On Mon, Apr 9, 2012 at 6:56 AM, Stefan Keller <[email protected]> wrote:
>
> A while ago I proposed the idea of SQLite as the "The Shapefile of the
> future?" - and Im still supporting it, especially the Spatialite
> extension.


The idea of SQLite as a "shapefile" has merit but SQLite per se has
limits that would make it a suboptimal choice and is missing some
useful features. As a self-contained database engine it was not
designed for the use case of being a geospatial storage format (e.g.
R-tree is a poor index choice for this purpose).
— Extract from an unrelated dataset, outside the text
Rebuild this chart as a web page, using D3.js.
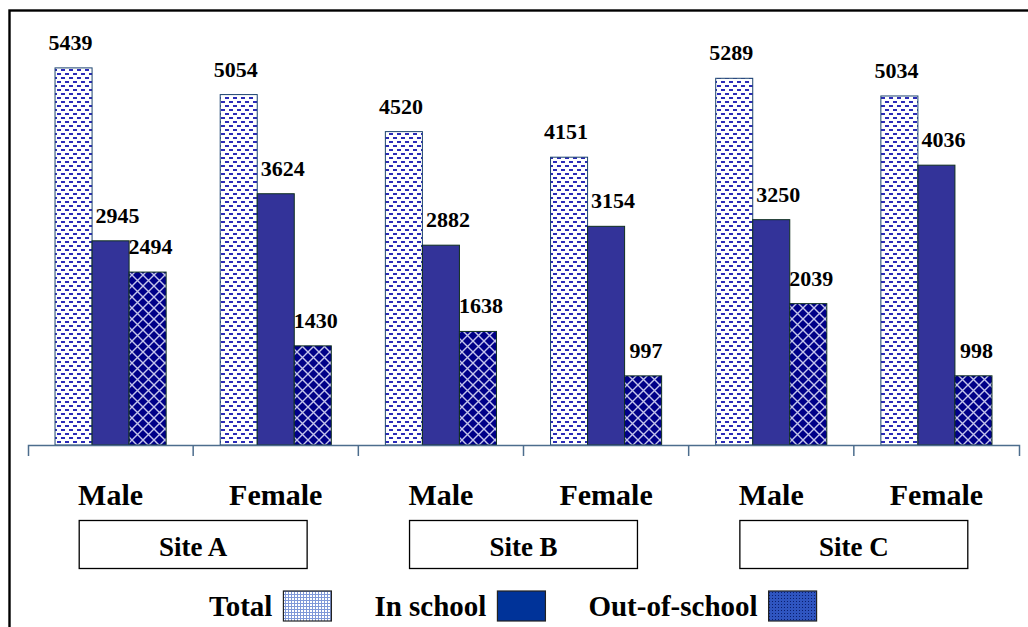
<!DOCTYPE html>
<html>
<head>
<meta charset="utf-8">
<script src="https://cdn.jsdelivr.net/npm/d3@7"></script>
<style>
  html, body { margin: 0; padding: 0; background: #fff; }
  svg { display: block; }
  text { font-family: "Liberation Serif", "Times New Roman", serif; font-weight: bold; fill: #000; }
</style>
</head>
<body>
<script>
// ---- data ----
const sites = ["Site A", "Site B", "Site C"];
const genders = ["Male", "Female"];
const series = ["Total", "In school", "Out-of-school"];
const totalValues = [5439, 5054, 4520, 4151, 5289, 5034];
const inSchoolValues = [2945, 3624, 2882, 3154, 3250, 4036];
const outSchoolValues = [2494, 1430, 1638, 997, 2039, 998];
const yMax = 6000;

// ---- build table ----
const categories = [];
sites.forEach(s => genders.forEach(g => categories.push(s + "|" + g)));
const seriesValues = [totalValues, inSchoolValues, outSchoolValues];
const rows = [];
categories.forEach((c, i) => series.forEach((s, j) => rows.push({cat: c, series: s, value: seriesValues[j][i]})));

const W = 1028, H = 627;
const svg = d3.select("body").append("svg").attr("width", W).attr("height", H);

// patterns
const defs = svg.append("defs");
const pTotal = defs.append("pattern").attr("id", "pTotal").attr("patternUnits", "userSpaceOnUse")
  .attr("width", 8).attr("height", 8);
pTotal.append("rect").attr("width", 8).attr("height", 8).attr("fill", "#fff");
pTotal.append("rect").attr("x", 1).attr("y", 1).attr("width", 4).attr("height", 2).attr("fill", "#2b2bb8");
pTotal.append("rect").attr("x", 5).attr("y", 5).attr("width", 3).attr("height", 2).attr("fill", "#2b2bb8");
pTotal.append("rect").attr("x", 0).attr("y", 5).attr("width", 1).attr("height", 2).attr("fill", "#2b2bb8");

const pOut = defs.append("pattern").attr("id", "pOut").attr("patternUnits", "userSpaceOnUse")
  .attr("width", 11).attr("height", 11);
pOut.append("rect").attr("width", 11).attr("height", 11).attr("fill", "#000088");
pOut.append("path").attr("d", "M0,0L11,11M11,0L0,11").attr("stroke", "#c4c4ec").attr("stroke-width", 1.4).attr("fill", "none");

const pLegTotal = defs.append("pattern").attr("id", "pLegTotal").attr("patternUnits", "userSpaceOnUse")
  .attr("width", 3).attr("height", 3);
pLegTotal.append("rect").attr("width", 3).attr("height", 3).attr("fill", "#ffffff");
pLegTotal.append("path").attr("d", "M0,0.5H3M0.5,0V3").attr("stroke", "#7f98d8").attr("stroke-width", 1);

const pLegOut = defs.append("pattern").attr("id", "pLegOut").attr("patternUnits", "userSpaceOnUse")
  .attr("width", 3).attr("height", 3);
pLegOut.append("rect").attr("width", 3).attr("height", 3).attr("fill", "#2f55c0");
pLegOut.append("rect").attr("x", 1).attr("y", 1).attr("width", 1).attr("height", 1).attr("fill", "#0a1f70");

const fills = {"Total": "url(#pTotal)", "In school": "#333399", "Out-of-school": "url(#pOut)"};
const strokes = {"Total": "#1d4470", "In school": "#0f2f1f", "Out-of-school": "#0f2f1f"};
const legendFills = {"Total": "url(#pLegTotal)", "In school": "#003399", "Out-of-school": "url(#pLegOut)"};

// frame
svg.append("rect").attr("x", 9.5).attr("y", 10.5).attr("width", 1200).attr("height", 1000)
  .attr("fill", "none").attr("stroke", "#000").attr("stroke-width", 2.4);

// scales
const x0 = d3.scaleBand().domain(categories).range([28, 1019]).paddingInner(0).paddingOuter(0);
const x1 = d3.scaleBand().domain(series).range([0, x0.bandwidth()]).paddingInner(0).paddingOuter(0.73);
const y = d3.scaleLinear().domain([0, yMax]).range([445, 29]);

// bars
svg.append("g").selectAll("rect").data(rows).join("rect")
  .attr("x", d => x0(d.cat) + x1(d.series))
  .attr("y", d => y(d.value))
  .attr("width", x1.bandwidth())
  .attr("height", d => y(0) - y(d.value))
  .attr("fill", d => fills[d.series])
  .attr("stroke", d => strokes[d.series])
  .attr("stroke-width", 1);

// value labels
const labelDx = {"Total": -3, "In school": 7, "Out-of-school": 3};
svg.append("g").selectAll("text").data(rows).join("text")
  .attr("x", d => x0(d.cat) + x1(d.series) + x1.bandwidth() / 2 + labelDx[d.series])
  .attr("y", d => y(d.value) - 18)
  .attr("text-anchor", "middle")
  .style("font-size", "22px")
  .text(d => d.value);

// axis
const axisG = svg.append("g").attr("transform", `translate(0,${y(0)})`)
  .call(d3.axisBottom(x0).tickSize(0).tickSizeOuter(11).tickFormat(""));
axisG.select(".domain").attr("stroke", "#4d6d8d").attr("stroke-width", 1.5);
axisG.selectAll(".tick").remove();
svg.append("g").selectAll("line").data(categories.slice(1)).join("line")
  .attr("x1", d => x0(d)).attr("x2", d => x0(d))
  .attr("y1", y(0)).attr("y2", y(0) + 11)
  .attr("stroke", "#4d6d8d").attr("stroke-width", 1.5);

// gender labels
svg.append("g").selectAll("text").data(categories).join("text")
  .attr("x", d => x0(d) + x0.bandwidth() / 2)
  .attr("y", 505)
  .attr("text-anchor", "middle")
  .style("font-size", "30px")
  .text(d => d.split("|")[1]);

// site boxes
const boxW = x0.bandwidth() * 1.38;
const siteG = svg.append("g").selectAll("g").data(sites).join("g")
  .attr("transform", d => `translate(${x0(d + "|" + genders[1])},0)`);
siteG.append("rect").attr("x", -boxW / 2).attr("y", 520.5).attr("width", boxW).attr("height", 48)
  .attr("fill", "#fff").attr("stroke", "#000").attr("stroke-width", 1.3);
siteG.append("text").attr("x", 0).attr("y", 556).attr("text-anchor", "middle")
  .style("font-size", "27px").text(d => d);

// legend
const leg = svg.append("g");
let lx = 209;
series.forEach(s => {
  const t = leg.append("text").attr("x", lx).attr("y", 616).style("font-size", "29px").text(s);
  lx += t.node().getComputedTextLength() + 11;
  leg.append("rect").attr("x", lx).attr("y", 591).attr("width", 48).attr("height", 30)
    .attr("fill", legendFills[s]).attr("stroke", "#222").attr("stroke-width", 1.2);
  lx += 48 + 43;
});
</script>
</body>
</html>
We implement our own import/export format, which we will freeze and
open source at some point. We convert some of the other popular
formats to this format before doing anything with the data. There are
two things that we needed as a practical operational matter that are
difficult to find in common geospatial data file formats:

- The ability to deal with really huge data sets. Routinely wrangling
countless terabytes of spatial data import/export requires a format
that is amenable to slicing, dicing, concatenating, etc giant files
with minimal muss and fuss in order to comply with various limits of
systems and to parallelize processing. This puts some design
requirements on the internal structure of the files.

- Read and write I/O throughput. Many storage formats are badly CPU
bound on any decent storage system or have poor I/O access patterns
that limit I/O throughput. Few if any common geospatial data formats
were designed with this in mind but it is a major bottleneck. Not a
big deal if you are dealing with a few gigabytes of data but it
approaches intractability once you start dealing with really large
quantities of data.


In short, current formats are not designed to scale to practical use
cases. For us, the easiest and most efficient solution was to roll our
own without much consideration for existing standards. Most of the
standards seem to be designed for, either by legacy or intent, trivial
amounts of geo data that is infrequently processed.

I'd be interested in a practical and scalable standard for moving geo
data around if one is actively being developed.